• [What you need to do]
Any pictures in the records below must be left out when you repeat the lines from the line containing "Emit a Python" through the line containing "B_XMAX = 33.5" exactly.

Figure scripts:
* start *
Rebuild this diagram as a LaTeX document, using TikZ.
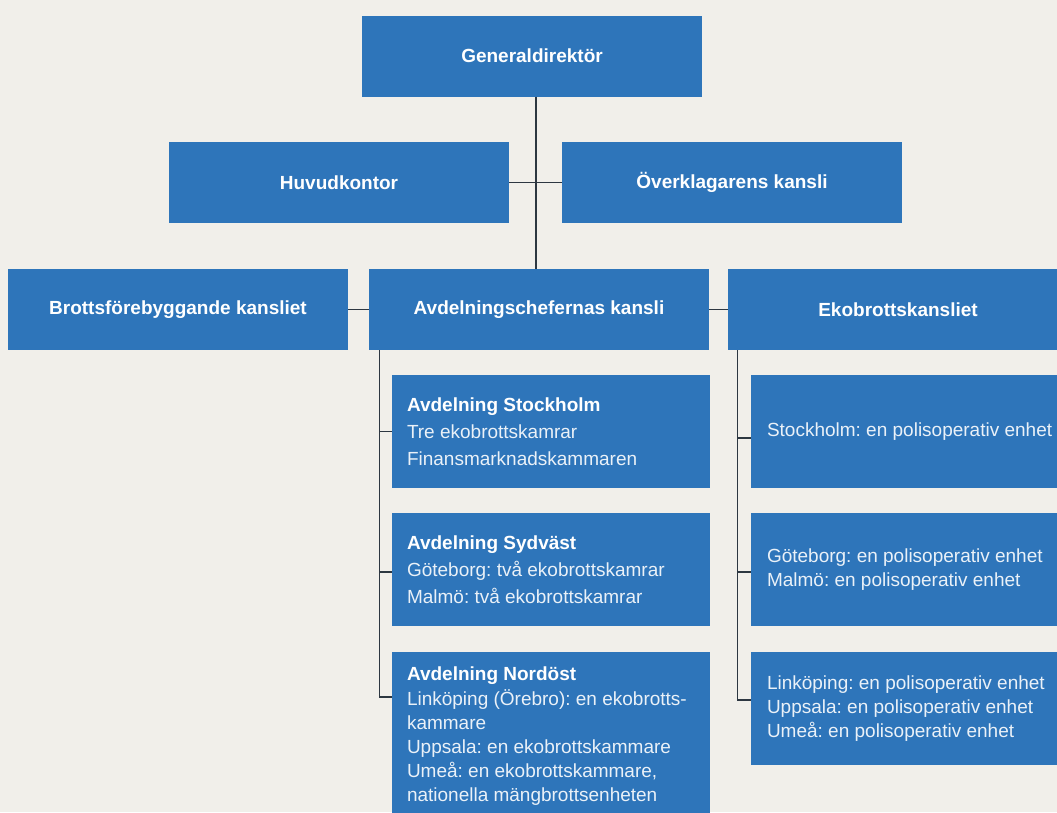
\documentclass[tikz,border=0pt]{standalone}
\usepackage{fontspec}
\setmainfont{Liberation Sans}
\usepackage{xcolor}
\frenchspacing
\definecolor{boxblue}{RGB}{46,117,186}
\definecolor{paper}{RGB}{241,239,234}
\definecolor{linegray}{RGB}{45,55,65}
\tikzset{%
    unit/.style={fill=boxblue, text=white, inner sep=0pt,
        minimum width=340pt, minimum height=81pt,
        font=\bfseries\fontsize{19}{23}\selectfont},
    subunit/.style={fill=boxblue, inner sep=0pt,
        minimum width=318pt, minimum height=113pt},
    subtext/.style={anchor=west, align=left, inner sep=0pt,
        text=white!90!boxblue, font=\fontsize{19}{27}\selectfont},
    link/.style={draw=linegray, line width=1.3pt}
}

\begin{document}
\begin{tikzpicture}[x=1pt,y=-1pt]
    \fill[paper] (0,0) rectangle (1057,812);
    \path[use as bounding box] (0,0) rectangle (1057,812);
    \clip (0,0) rectangle (1057,812);
%-----------------------------------------------
    \node[unit] (gd)  at (532,56)    {Generaldirektör};
    \node[unit] (huv) at (339,182.5) {Huvudkontor};
    \node[unit] (ovk) at (732,182.5) {Överklagarens kansli};
    \node[unit] (bfk) at (178,309.5) {Brottsförebyggande kansliet};
    \node[unit] (ack) at (539,309.5) {Avdelningschefernas kansli};
    \node[unit] (eko) at (898,309.5) {Ekobrottskansliet};
%-----------------------------------------------
    \node[subunit] (asth) at (551,431.5) {};
    \node[subunit] (asyd) at (551,569.5) {};
    \node[subunit, minimum height=169pt] (anst) at (551,736.5) {};
    \node[subunit] (esth) at (910,431.5) {};
    \node[subunit] (egbg) at (910,569.5) {};
    \node[subunit] (elin) at (910,708.5) {};
%-----------------------------------------------
    \node[subtext] (asth-t) at ([xshift=15pt]asth.west)
        {\textcolor{white}{\bfseries Avdelning Stockholm}\\
         Tre ekobrottskamrar\\
         Finansmarknadskammaren};
    \node[subtext] (asyd-t) at ([xshift=15pt]asyd.west)
        {\textcolor{white}{\bfseries Avdelning Sydväst}\\
         Göteborg: två ekobrottskamrar\\
         Malmö: två ekobrottskamrar};
    \node[subtext, font=\fontsize{19}{24.2}\selectfont] (anst-t) at ([xshift=15pt]anst.west)
        {\textcolor{white}{\bfseries Avdelning Nordöst}\\
         Linköping (Örebro): en ekobrotts-\\
         kammare\\
         Uppsala: en ekobrottskammare\\
         Umeå: en ekobrottskammare,\\
         nationella mängbrottsenheten};
    \node[subtext] (esth-t) at ([xshift=16pt]esth.west)
        {Stockholm: en polisoperativ enhet};
    \node[subtext, font=\fontsize{19}{24.5}\selectfont] (egbg-t) at ([xshift=16pt]egbg.west)
        {Göteborg: en polisoperativ enhet\\
         Malmö: en polisoperativ enhet};
    \node[subtext, font=\fontsize{19}{24}\selectfont] (elin-t) at ([xshift=16pt]elin.west)
        {Linköping: en polisoperativ enhet\\
         Uppsala: en polisoperativ enhet\\
         Umeå: en polisoperativ enhet};
%-----------------------------------------------
    \coordinate (trunk) at (536,0);
    \draw[link] (gd.south -| trunk) -- (ack.north -| trunk);
    \draw[link] (huv.east) -- (ovk.west);
    \draw[link] (bfk.east) -- (ack.west);
    \draw[link] (ack.east) -- (eko.west);
%-----------------------------------------------
    \draw[link] ([xshift=11pt]ack.south west) coordinate (ls)
        |- ([yshift=39.5pt]anst.west);
    \draw[link] (ls |- asth.west) -- (asth.west);
    \draw[link] ([yshift=-2.5pt]ls |- asyd.west) -- ([yshift=-2.5pt]asyd.west);
%-----------------------------------------------
    \draw[link] ([xshift=10pt]eko.south west) coordinate (rs)
        |- ([yshift=8.5pt]elin.west);
    \draw[link] ([yshift=-6.5pt]rs |- esth.west) -- ([yshift=-6.5pt]esth.west);
    \draw[link] ([yshift=-2.5pt]rs |- egbg.west) -- ([yshift=-2.5pt]egbg.west);
\end{tikzpicture}
\end{document}
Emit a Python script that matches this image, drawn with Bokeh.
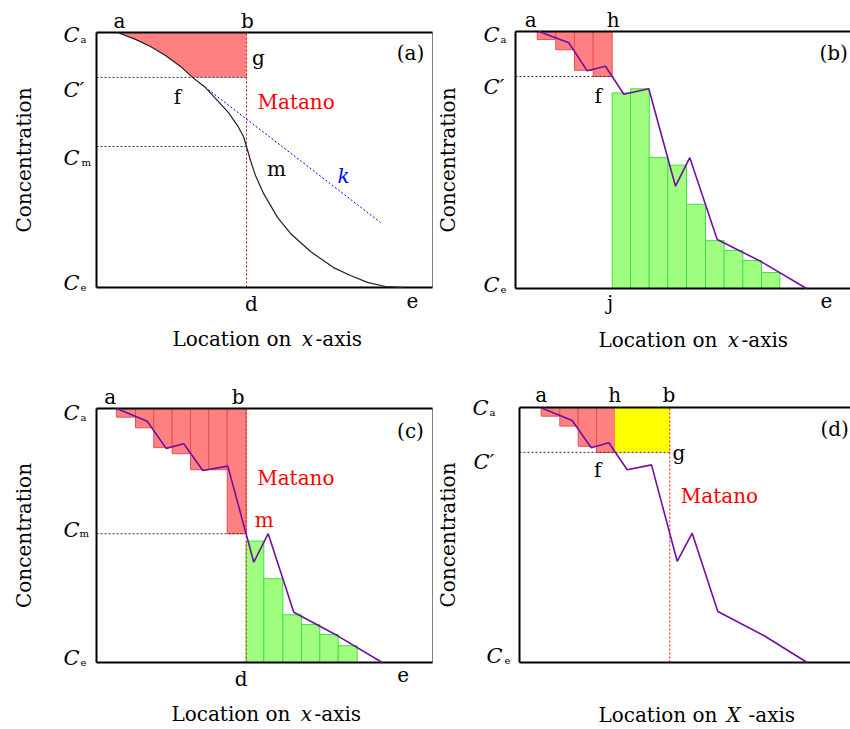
import math
from bokeh.plotting import figure
from bokeh.models import Range1d, Label
from bokeh.layouts import row, column
from bokeh.embed import file_html
from bokeh.resources import INLINE

FONT = "DejaVu Serif"
SIZE_TEXT = "20px"
SIZE_C = "21px"
SIZE_SUB = "10px"
RED_FILL = "#ff8080"
RED_EDGE = "#e85050"
GREEN_FILL = "#a0ff80"
GREEN_EDGE = "#40e040"
PURPLE = "#7010a0"

# ---------------- data (concentration scale: Ce = 0, Ca = 100) ----------------
CA = 100.0
CE = 0.0

# Panel (a): smooth concentration profile
A_CURVE_X = [2.1, 3.9, 5.4, 6.9, 8.4, 9.6, 10.9, 12.1, 13.2, 14.1, 14.7, 15.0, 15.4,
             15.9, 16.7, 18.1, 19.4, 21.4, 23.7, 25.4, 27.1, 28.9, 30.7]
A_CURVE_Y = [100.0, 97.3, 94.5, 91.0, 86.7, 82.4, 78.4, 73.3, 68.6, 63.5, 59.2, 55.3, 49.8,
             43.9, 36.9, 27.5, 21.2, 14.1, 7.8, 4.7, 2.0, 0.4, 0.0]
A_CP = 82.4
A_CM = 55.3
A_MATANO = 15.0
A_TANGENT_X = [9.6, 28.4]
A_TANGENT_Y = [82.4, 25.5]
A_XMAX = 33.6

# Panel (b)
B_RED_EDGES = [2.17, 4.03, 5.9, 7.77, 9.67]
B_RED_BOTTOM = [96.9, 92.9, 84.9, 82.5]
B_GREEN_EDGES = [9.67, 11.5, 13.37, 15.23, 17.1, 19.0, 20.87, 22.73, 24.6, 26.43]
B_GREEN_TOP = [76.1, 77.7, 50.9, 48.0, 32.8, 18.6, 14.8, 10.9, 6.2]
B_LINE_X = [2.33, 5.33, 7.17, 9.0, 10.83, 13.33, 16.0, 17.43, 20.17, 24.5, 29.1]
B_LINE_Y = [100.0, 95.6, 84.7, 86.5, 75.6, 77.7, 39.8, 50.9, 19.1, 10.6, 0.0]
B_CP = 82.5
B_XMAX = 33.5

# Panel (c)
C_RED_EDGES = [2.0, 3.9, 5.73, 7.57, 9.4, 11.23, 13.07, 14.97]
C_RED_BOTTOM = [96.6, 92.4, 84.6, 82.2, 75.9, 75.9, 50.7]
C_GREEN_EDGES = [14.97, 16.73, 18.63, 20.5, 22.33, 24.17, 26.07]
C_GREEN_TOP = [47.8, 33.0, 18.8, 15.0, 11.0, 6.6]
C_LINE_X = [2.07, 5.07, 6.97, 8.73, 10.63, 13.13, 15.73, 17.17, 19.73, 24.07, 28.57]
C_LINE_Y = [99.9, 95.0, 84.3, 86.1, 75.6, 77.3, 39.5, 50.7, 19.8, 10.6, 0.0]
C_CM = 50.7
C_MATANO = 14.97
C_XMAX = 33.6

# Panel (d)
D_RED_EDGES = [2.17, 4.03, 5.87, 7.7, 9.53]
D_RED_BOTTOM = [96.6, 92.7, 84.8, 82.4]
D_LINE_X = [2.27, 5.27, 7.17, 8.93, 10.77, 13.2, 15.77, 17.27, 19.83, 24.43, 28.77]
D_LINE_Y = [99.7, 94.9, 84.2, 86.2, 75.6, 77.5, 39.7, 50.7, 20.0, 10.6, 0.0]
D_CP = 82.4
D_MATANO = 15.03
D_XMAX = 33.1


# ---------------- helpers ----------------
def make_panel(W, H, L, T, B, xmax, right_edge):
    """Figure whose frame covers the whole canvas; the plot box spans
    x in [0, xmax] and y in [CE, CA] at the given pixel geometry."""
    R = L + xmax * 10.0
    sx = (R - L) / xmax
    sy = (B - T) / (CA - CE)
    xr = Range1d(-L / sx, (W - L) / sx)
    yr = Range1d(CE - (H - B) / sy, CA + T / sy)
    p = figure(frame_width=W, frame_height=H, x_range=xr, y_range=yr,
               min_border=0, x_axis_type=None, y_axis_type=None,
               output_backend="svg", toolbar_location=None, tools="")
    p.grid.visible = False
    p.outline_line_color = None
    p.background_fill_color = "white"
    p.border_fill_color = "white"
    p._xmax = xmax
    p._right_edge = right_edge
    return p


def draw_box(p):
    xmax = p._xmax
    if p._right_edge:
        p.line([xmax, xmax], [CE, CA], line_color="#808080", line_width=1)
    p.line([0, xmax], [CA, CA], line_color="black", line_width=2)
    p.line([0, xmax], [CE, CE], line_color="black", line_width=2)
    p.line([0, 0], [CE, CA], line_color="black", line_width=2)


def _px(size):
    return float(size.replace("px", ""))


def lab(p, text, x, y, dx=0, dy=0, size=SIZE_TEXT, color="black", style="normal",
        align="center", angle=0.0, middle=False):
    # dy is the offset of the text baseline; converted to a middle anchor
    off = 0.0 if middle else 0.34 * _px(size)
    p.add_layout(Label(x=x, y=y, x_offset=dx, y_offset=dy + off, text=text,
                       text_font=FONT, text_font_size=size, text_color=color,
                       text_font_style=style, text_align=align,
                       text_baseline="middle", angle=angle))


def clabel(p, level, sub, dx_c, dx_sub, dy, prime=False):
    lab(p, "C\u2032" if prime else "C", 0, level, dx_c, dy, size=SIZE_C,
        style="italic", align="left")
    if sub:
        lab(p, sub, 0, level, dx_sub, dy, size=SIZE_SUB, align="left")


def xtitle(p, dx, dy, var, gaps):
    lab(p, "Location on", 0, CE, dx + gaps[0], dy, align="right")
    lab(p, var, 0, CE, dx + gaps[1], dy, style="italic")
    lab(p, "-axis", 0, CE, dx + gaps[2], dy, align="left")


def ytitle(p, dx):
    lab(p, "Concentration", 0, (CA + CE) / 2, dx, 0, angle=math.pi / 2, middle=True)


def bars_from_top(p, edges, bottoms, top):
    p.quad(left=edges[:-1], right=edges[1:], top=[top] * len(bottoms), bottom=bottoms,
           fill_color=RED_FILL, line_color=RED_EDGE, line_width=1)


def bars_from_bottom(p, edges, tops, bottom):
    p.quad(left=edges[:-1], right=edges[1:], top=tops, bottom=[bottom] * len(tops),
           fill_color=GREEN_FILL, line_color=GREEN_EDGE, line_width=1)


def hdot(p, x1, level):
    p.line([0, x1], [level, level], line_color="#333333", line_width=1, line_dash="2 2")


def vmatano(p, xm):
    p.line([xm, xm], [CE, CA], line_color="red", line_width=1, line_dash="2 2")


# ---------------- panel (a) ----------------
pa = make_panel(433, 366, 96, 32, 287, A_XMAX, True)
seg_x = [x for x, y in zip(A_CURVE_X, A_CURVE_Y) if y >= A_CP]
seg_y = [y for y in A_CURVE_Y if y >= A_CP]
pa.patch(seg_x + [A_MATANO, A_MATANO], seg_y + [A_CP, CA],
         fill_color=RED_FILL, line_color=None)
hdot(pa, A_MATANO, A_CP)
hdot(pa, A_MATANO, A_CM)
vmatano(pa, A_MATANO)
draw_box(pa)
pa.line(A_TANGENT_X, A_TANGENT_Y, line_color="blue", line_width=1, line_dash="2 2")
pa.line(A_CURVE_X, A_CURVE_Y, line_color="#222222", line_width=1.2)

lab(pa, "a", A_CURVE_X[0], CA, 2, 5)
lab(pa, "b", A_MATANO, CA, 1, 5)
lab(pa, "g", A_MATANO, A_CP, 12, 13)
lab(pa, "f", A_TANGENT_X[0], A_CP, -15, -26)
lab(pa, "Matano", A_MATANO, A_CP, 11, -31, color="red", align="left")
lab(pa, "m", A_MATANO, A_CM, 30, -29)
lab(pa, "k", A_TANGENT_X[1], A_TANGENT_Y[1], -37, 40, color="blue", style="italic")
lab(pa, "d", A_MATANO, CE, 5, -23)
lab(pa, "e", A_CURVE_X[-1], CE, 9, -20)
lab(pa, "(a)", A_XMAX, CA, -22, -27)
clabel(pa, CA, "a", -33, -16, -10)
clabel(pa, A_CP, None, -33, 0, -20, prime=True)
clabel(pa, A_CM, "m", -33, -15, -19)
clabel(pa, CE, "e", -33, -16, -3)
ytitle(pa, -73)
xtitle(pa, 172, -58, "x", (23, 39, 47))

# ---------------- panel (b) ----------------
pb = make_panel(417, 366, 82, 31, 288, B_XMAX, False)
bars_from_top(pb, B_RED_EDGES, B_RED_BOTTOM, CA)
bars_from_bottom(pb, B_GREEN_EDGES, B_GREEN_TOP, CE)
hdot(pb, B_RED_EDGES[-1], B_CP)
draw_box(pb)
pb.line(B_LINE_X, B_LINE_Y, line_color=PURPLE, line_width=1.6)

lab(pb, "a", B_LINE_X[0], CA, -8, 5)
lab(pb, "h", B_RED_EDGES[-1], CA, 1, 5)
lab(pb, "f", B_RED_EDGES[-1], B_CP, -14, -26)
lab(pb, "j", B_GREEN_EDGES[0], CE, -2, -21)
lab(pb, "e", B_LINE_X[-1], CE, 20, -19)
lab(pb, "(b)", 0, CA, 304, -28, align="left")
clabel(pb, CA, "a", -32, -15, -11)
clabel(pb, B_CP, None, -32, 0, -18, prime=True)
clabel(pb, CE, "e", -32, -15, -4)
ytitle(pb, -68)
xtitle(pb, 179, -58, "x", (23, 39, 47))

# ---------------- panel (c) ----------------
pc = make_panel(433, 362, 96, 42, 296, C_XMAX, True)
bars_from_top(pc, C_RED_EDGES, C_RED_BOTTOM, CA)
bars_from_bottom(pc, C_GREEN_EDGES, C_GREEN_TOP, CE)
hdot(pc, C_MATANO, C_CM)
vmatano(pc, C_MATANO)
draw_box(pc)
pc.line(C_LINE_X, C_LINE_Y, line_color=PURPLE, line_width=1.6)

lab(pc, "a", C_LINE_X[0], CA, -7, 5)
lab(pc, "b", C_MATANO, CA, -8, 5)
lab(pc, "Matano", C_MATANO, CA, 11, -76, color="red", align="left")
lab(pc, "m", C_MATANO, C_CM, 18, 7, color="red")
lab(pc, "d", C_MATANO, CE, -5, -23)
lab(pc, "e", C_LINE_X[-1], CE, 21, -19)
lab(pc, "(c)", C_XMAX, CA, -22, -29)
clabel(pc, CA, "a", -33, -16, -12)
clabel(pc, C_CM, "m", -33, -17, -3)
clabel(pc, CE, "e", -33, -16, -3)
ytitle(pc, -73)
xtitle(pc, 171, -58, "x", (23, 39, 47))

# ---------------- panel (d) ----------------
pd = make_panel(417, 362, 86, 41, 296, D_XMAX, False)
bars_from_top(pd, D_RED_EDGES, D_RED_BOTTOM, CA)
pd.quad(left=[D_RED_EDGES[-1]], right=[D_MATANO], top=[CA], bottom=[D_CP],
        fill_color="#ffff00", line_color=None)
hdot(pd, D_MATANO, D_CP)
vmatano(pd, D_MATANO)
draw_box(pd)
pd.line(D_LINE_X, D_LINE_Y, line_color=PURPLE, line_width=1.6)

lab(pd, "a", D_LINE_X[0], CA, -1, 6)
lab(pd, "h", D_RED_EDGES[-1], CA, 0, 6)
lab(pd, "b", D_MATANO, CA, -1, 6)
lab(pd, "g", D_MATANO, D_CP, 9, -7)
lab(pd, "f", D_RED_EDGES[-1], D_CP, -17, -24)
lab(pd, "Matano", D_MATANO, D_CP, 11, -50, color="red", align="left")
lab(pd, "(d)", 0, CA, 301, -28, align="left")
clabel(pd, CA, "a", -47, -30, -8)
clabel(pd, D_CP, None, -46, 0, -17, prime=True)
clabel(pd, CE, "e", -33, -15, -1)
ytitle(pd, -72)
xtitle(pd, 177, -59, "X", (21, 37, 52))

layout = column(row(pa, pb), row(pc, pd))
open("out.html", "w").write(file_html(layout, INLINE))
* end *
• [Exercise answer]
Emit a Python script that matches this image, drawn with Bokeh.
import math
from bokeh.plotting import figure
from bokeh.models import Range1d, Label
from bokeh.layouts import row, column
from bokeh.embed import file_html
from bokeh.resources import INLINE

FONT = "DejaVu Serif"
SIZE_TEXT = "20px"
SIZE_C = "21px"
SIZE_SUB = "10px"
RED_FILL = "#ff8080"
RED_EDGE = "#e85050"
GREEN_FILL = "#a0ff80"
GREEN_EDGE = "#40e040"
PURPLE = "#7010a0"

# ---------------- data (concentration scale: Ce = 0, Ca = 100) ----------------
CA = 100.0
CE = 0.0

# Panel (a): smooth concentration profile
A_CURVE_X = [2.1, 3.9, 5.4, 6.9, 8.4, 9.6, 10.9, 12.1, 13.2, 14.1, 14.7, 15.0, 15.4,
             15.9, 16.7, 18.1, 19.4, 21.4, 23.7, 25.4, 27.1, 28.9, 30.7]
A_CURVE_Y = [100.0, 97.3, 94.5, 91.0, 86.7, 82.4, 78.4, 73.3, 68.6, 63.5, 59.2, 55.3, 49.8,
             43.9, 36.9, 27.5, 21.2, 14.1, 7.8, 4.7, 2.0, 0.4, 0.0]
A_CP = 82.4
A_CM = 55.3
A_MATANO = 15.0
A_TANGENT_X = [9.6, 28.4]
A_TANGENT_Y = [82.4, 25.5]
A_XMAX = 33.6

# Panel (b)
B_RED_EDGES = [2.17, 4.03, 5.9, 7.77, 9.67]
B_RED_BOTTOM = [96.9, 92.9, 84.9, 82.5]
B_GREEN_EDGES = [9.67, 11.5, 13.37, 15.23, 17.1, 19.0, 20.87, 22.73, 24.6, 26.43]
B_GREEN_TOP = [76.1, 77.7, 50.9, 48.0, 32.8, 18.6, 14.8, 10.9, 6.2]
B_LINE_X = [2.33, 5.33, 7.17, 9.0, 10.83, 13.33, 16.0, 17.43, 20.17, 24.5, 29.1]
B_LINE_Y = [100.0, 95.6, 84.7, 86.5, 75.6, 77.7, 39.8, 50.9, 19.1, 10.6, 0.0]
B_CP = 82.5
B_XMAX = 33.5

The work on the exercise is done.